* _Problem description_: The material below has pictures in it. Set down only the lines from the line containing "Clone this chart in seaborn and matplotlib." through the line containing "import pandas as pd", word for word, and leave the pictures behind.

[Stored items]

↓↓↓

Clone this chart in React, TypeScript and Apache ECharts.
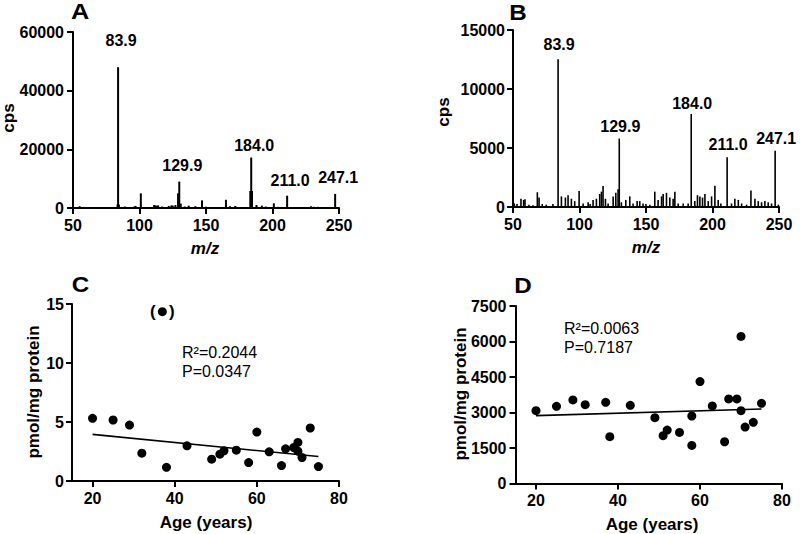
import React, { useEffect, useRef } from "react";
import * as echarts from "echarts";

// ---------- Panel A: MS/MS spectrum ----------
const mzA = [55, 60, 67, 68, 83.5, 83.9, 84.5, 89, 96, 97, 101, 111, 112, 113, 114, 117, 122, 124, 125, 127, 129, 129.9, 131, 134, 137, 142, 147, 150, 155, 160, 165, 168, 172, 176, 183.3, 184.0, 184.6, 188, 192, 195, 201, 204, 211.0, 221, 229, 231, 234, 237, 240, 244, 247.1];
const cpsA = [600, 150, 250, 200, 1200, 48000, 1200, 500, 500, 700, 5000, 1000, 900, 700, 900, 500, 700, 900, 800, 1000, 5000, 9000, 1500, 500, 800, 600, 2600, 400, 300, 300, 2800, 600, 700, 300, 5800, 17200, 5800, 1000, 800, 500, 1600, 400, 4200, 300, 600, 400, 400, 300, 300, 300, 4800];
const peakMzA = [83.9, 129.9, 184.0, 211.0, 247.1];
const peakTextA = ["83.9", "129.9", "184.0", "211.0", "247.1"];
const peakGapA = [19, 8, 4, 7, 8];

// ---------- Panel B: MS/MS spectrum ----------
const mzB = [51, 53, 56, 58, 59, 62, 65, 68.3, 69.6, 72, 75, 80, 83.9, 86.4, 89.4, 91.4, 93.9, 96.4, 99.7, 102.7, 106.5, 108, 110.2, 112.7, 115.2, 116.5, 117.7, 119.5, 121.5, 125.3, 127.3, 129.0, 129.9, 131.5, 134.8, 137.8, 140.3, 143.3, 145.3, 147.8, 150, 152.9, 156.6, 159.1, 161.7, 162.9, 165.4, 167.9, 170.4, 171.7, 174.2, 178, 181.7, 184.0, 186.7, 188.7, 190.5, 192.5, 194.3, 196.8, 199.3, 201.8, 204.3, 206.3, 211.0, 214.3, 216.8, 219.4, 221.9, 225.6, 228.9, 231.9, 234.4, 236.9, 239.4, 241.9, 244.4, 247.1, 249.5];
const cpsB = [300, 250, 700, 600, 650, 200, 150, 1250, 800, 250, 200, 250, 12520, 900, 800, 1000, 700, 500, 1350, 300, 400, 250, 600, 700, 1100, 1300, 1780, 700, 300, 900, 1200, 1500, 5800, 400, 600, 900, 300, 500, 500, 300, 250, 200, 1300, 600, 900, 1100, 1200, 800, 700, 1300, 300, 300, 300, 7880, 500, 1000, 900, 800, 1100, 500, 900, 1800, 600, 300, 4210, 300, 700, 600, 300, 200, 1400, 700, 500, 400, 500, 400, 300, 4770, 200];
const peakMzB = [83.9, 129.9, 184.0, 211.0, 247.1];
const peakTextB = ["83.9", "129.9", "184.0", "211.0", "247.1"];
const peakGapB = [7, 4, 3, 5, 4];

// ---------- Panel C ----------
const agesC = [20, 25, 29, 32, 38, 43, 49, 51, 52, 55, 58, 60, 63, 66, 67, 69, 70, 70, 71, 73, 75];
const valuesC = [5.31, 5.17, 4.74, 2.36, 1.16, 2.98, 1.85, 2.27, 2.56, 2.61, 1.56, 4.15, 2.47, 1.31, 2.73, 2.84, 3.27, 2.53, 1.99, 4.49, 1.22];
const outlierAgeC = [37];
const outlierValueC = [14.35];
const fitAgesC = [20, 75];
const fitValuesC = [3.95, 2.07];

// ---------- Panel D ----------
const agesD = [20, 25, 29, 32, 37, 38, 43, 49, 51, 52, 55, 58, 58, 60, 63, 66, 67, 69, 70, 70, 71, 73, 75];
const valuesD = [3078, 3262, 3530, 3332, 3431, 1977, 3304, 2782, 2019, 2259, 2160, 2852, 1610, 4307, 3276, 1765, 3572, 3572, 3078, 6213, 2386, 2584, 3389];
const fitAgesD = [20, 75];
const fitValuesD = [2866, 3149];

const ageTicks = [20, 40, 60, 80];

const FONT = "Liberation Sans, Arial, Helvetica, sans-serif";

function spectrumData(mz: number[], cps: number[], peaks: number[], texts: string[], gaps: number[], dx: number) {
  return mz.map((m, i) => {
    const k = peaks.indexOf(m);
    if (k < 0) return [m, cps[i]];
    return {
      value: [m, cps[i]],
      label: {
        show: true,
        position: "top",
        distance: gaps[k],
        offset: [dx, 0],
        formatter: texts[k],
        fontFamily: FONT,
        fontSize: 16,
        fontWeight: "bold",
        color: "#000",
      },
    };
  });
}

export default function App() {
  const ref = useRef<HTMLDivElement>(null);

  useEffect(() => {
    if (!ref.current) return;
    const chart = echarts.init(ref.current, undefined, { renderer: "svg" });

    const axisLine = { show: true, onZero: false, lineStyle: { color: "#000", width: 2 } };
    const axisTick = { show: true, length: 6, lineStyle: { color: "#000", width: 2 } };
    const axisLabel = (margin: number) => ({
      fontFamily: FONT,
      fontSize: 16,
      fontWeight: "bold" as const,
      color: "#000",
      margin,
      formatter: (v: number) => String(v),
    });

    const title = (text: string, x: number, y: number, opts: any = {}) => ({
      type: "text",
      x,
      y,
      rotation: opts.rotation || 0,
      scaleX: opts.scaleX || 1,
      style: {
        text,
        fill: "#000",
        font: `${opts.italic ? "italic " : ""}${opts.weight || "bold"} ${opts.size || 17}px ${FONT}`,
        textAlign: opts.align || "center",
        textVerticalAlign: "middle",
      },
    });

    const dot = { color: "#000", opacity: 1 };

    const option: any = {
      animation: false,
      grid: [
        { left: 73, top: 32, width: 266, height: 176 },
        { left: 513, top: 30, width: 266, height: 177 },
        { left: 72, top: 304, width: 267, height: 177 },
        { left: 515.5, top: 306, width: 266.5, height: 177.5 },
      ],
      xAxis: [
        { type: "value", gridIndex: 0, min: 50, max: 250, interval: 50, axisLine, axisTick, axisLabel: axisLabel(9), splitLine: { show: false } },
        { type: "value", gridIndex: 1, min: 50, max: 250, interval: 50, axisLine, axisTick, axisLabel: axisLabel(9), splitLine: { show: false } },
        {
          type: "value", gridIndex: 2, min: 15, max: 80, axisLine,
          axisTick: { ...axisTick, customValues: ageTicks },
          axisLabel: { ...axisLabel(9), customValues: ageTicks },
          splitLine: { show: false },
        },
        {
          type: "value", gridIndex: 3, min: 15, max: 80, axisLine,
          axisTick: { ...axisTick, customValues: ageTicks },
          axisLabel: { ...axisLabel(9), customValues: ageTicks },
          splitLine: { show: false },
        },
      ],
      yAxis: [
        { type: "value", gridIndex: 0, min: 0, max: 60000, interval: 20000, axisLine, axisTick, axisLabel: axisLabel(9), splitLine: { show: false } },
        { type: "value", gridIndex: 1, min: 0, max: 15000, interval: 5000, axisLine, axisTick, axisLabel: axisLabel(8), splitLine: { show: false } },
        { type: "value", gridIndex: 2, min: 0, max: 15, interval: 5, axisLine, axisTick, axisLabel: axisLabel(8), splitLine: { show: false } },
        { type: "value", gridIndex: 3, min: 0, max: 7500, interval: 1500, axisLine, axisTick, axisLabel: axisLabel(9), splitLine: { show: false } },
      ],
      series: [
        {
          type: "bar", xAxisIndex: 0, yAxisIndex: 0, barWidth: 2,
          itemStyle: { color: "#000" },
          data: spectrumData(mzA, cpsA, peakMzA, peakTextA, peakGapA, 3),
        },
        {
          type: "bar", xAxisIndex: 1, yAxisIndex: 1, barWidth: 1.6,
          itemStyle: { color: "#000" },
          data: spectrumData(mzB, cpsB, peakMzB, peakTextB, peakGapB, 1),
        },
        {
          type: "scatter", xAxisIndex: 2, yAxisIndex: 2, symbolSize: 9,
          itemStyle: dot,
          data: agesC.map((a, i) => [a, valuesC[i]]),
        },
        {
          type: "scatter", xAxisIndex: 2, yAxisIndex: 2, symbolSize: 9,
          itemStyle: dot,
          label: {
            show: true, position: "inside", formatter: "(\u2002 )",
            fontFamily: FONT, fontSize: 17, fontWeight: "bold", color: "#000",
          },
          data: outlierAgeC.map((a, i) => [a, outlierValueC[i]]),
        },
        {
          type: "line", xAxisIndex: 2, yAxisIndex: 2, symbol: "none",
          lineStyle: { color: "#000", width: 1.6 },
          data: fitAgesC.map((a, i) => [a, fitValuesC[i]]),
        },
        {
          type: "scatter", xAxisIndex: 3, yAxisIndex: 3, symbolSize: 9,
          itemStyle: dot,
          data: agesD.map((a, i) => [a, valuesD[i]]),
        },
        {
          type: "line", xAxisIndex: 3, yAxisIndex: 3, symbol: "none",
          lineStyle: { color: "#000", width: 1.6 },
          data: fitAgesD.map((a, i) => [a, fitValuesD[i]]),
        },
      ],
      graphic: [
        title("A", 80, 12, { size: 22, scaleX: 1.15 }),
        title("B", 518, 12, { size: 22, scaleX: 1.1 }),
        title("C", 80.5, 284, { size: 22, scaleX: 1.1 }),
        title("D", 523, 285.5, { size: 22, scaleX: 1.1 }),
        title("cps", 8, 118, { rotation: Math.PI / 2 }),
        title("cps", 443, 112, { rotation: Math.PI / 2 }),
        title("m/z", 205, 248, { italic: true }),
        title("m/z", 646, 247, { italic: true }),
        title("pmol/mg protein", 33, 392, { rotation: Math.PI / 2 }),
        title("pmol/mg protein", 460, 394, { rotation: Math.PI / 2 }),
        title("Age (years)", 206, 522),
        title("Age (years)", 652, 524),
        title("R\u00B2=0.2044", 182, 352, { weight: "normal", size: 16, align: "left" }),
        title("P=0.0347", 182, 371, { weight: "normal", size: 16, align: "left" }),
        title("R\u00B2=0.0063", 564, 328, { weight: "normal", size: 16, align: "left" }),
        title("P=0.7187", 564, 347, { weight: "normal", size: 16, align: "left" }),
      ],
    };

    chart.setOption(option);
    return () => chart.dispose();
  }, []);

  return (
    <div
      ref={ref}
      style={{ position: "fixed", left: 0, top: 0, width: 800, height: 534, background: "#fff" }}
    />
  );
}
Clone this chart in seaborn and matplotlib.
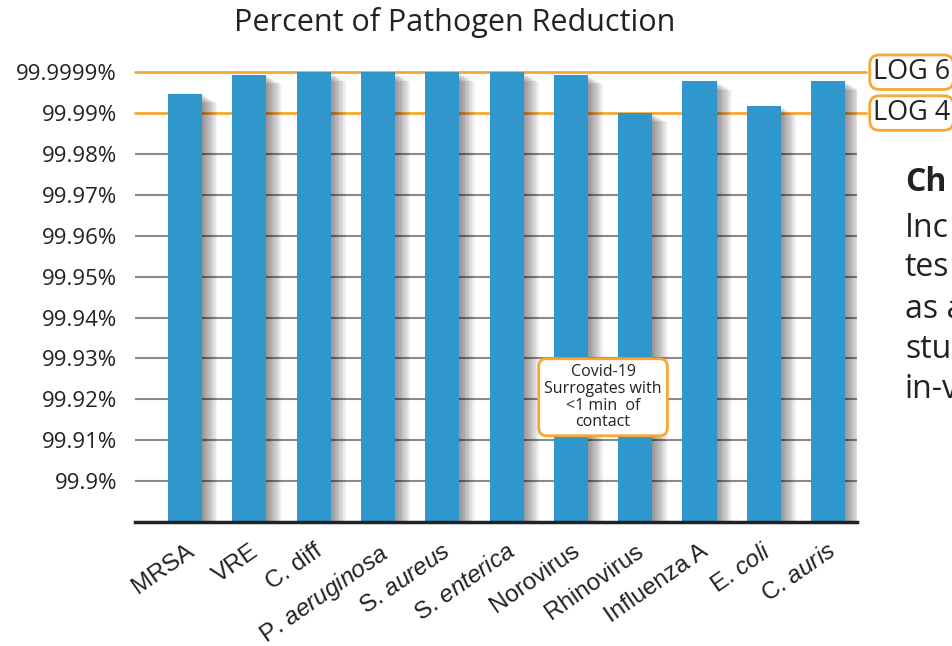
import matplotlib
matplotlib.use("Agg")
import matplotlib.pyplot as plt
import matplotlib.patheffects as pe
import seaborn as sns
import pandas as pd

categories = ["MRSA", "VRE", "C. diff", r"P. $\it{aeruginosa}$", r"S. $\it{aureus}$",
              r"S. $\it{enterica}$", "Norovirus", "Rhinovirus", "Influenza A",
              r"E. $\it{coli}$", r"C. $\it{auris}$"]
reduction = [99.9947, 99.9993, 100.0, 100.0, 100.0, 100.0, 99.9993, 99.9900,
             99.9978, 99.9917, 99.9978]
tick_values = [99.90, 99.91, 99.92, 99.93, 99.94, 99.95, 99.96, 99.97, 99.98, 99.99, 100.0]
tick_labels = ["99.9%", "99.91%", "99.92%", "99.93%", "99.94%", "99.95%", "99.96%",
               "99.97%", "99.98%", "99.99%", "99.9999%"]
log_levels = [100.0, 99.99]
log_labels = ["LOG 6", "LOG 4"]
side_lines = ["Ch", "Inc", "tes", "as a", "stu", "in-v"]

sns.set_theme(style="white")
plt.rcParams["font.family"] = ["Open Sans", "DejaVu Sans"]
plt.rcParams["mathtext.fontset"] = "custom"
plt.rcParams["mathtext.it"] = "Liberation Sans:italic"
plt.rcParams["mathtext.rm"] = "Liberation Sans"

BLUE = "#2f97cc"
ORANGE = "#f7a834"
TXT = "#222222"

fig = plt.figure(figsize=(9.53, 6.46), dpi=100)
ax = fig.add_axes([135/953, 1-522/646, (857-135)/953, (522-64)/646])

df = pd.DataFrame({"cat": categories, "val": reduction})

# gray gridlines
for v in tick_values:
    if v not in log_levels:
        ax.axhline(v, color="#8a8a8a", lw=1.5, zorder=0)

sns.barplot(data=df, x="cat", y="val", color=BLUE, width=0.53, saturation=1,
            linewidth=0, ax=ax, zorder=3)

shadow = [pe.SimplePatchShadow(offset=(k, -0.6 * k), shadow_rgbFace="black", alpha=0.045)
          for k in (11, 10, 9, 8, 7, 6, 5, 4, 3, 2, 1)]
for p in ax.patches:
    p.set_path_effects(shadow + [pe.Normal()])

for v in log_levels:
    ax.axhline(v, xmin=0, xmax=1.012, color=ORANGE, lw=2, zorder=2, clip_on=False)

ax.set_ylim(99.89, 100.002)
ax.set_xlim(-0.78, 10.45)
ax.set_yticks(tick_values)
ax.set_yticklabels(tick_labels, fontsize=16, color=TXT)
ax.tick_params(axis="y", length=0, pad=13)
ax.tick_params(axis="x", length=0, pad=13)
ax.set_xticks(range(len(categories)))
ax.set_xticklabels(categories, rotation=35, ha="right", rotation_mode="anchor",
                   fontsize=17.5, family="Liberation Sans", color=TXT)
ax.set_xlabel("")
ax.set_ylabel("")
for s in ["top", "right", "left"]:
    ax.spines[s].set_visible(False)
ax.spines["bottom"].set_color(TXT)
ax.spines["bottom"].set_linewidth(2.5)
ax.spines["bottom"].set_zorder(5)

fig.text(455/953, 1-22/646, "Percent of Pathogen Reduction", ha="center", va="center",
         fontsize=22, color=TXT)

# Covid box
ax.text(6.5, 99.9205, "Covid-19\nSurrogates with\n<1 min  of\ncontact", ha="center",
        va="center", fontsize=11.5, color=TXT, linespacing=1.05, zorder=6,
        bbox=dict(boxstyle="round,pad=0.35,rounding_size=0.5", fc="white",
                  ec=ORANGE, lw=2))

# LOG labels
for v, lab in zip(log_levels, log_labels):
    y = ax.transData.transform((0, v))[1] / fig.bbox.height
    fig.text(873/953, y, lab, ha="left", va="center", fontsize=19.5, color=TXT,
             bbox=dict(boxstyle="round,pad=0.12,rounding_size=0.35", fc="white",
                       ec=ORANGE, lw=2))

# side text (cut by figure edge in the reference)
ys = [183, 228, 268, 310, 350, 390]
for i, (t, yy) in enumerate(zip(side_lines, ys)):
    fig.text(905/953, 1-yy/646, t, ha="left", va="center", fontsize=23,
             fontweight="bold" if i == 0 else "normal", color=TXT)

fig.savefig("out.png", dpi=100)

↑↑↑

* _Worked answer_:
Clone this chart in seaborn and matplotlib.
import matplotlib
matplotlib.use("Agg")
import matplotlib.pyplot as plt
import matplotlib.patheffects as pe
import seaborn as sns
import pandas as pd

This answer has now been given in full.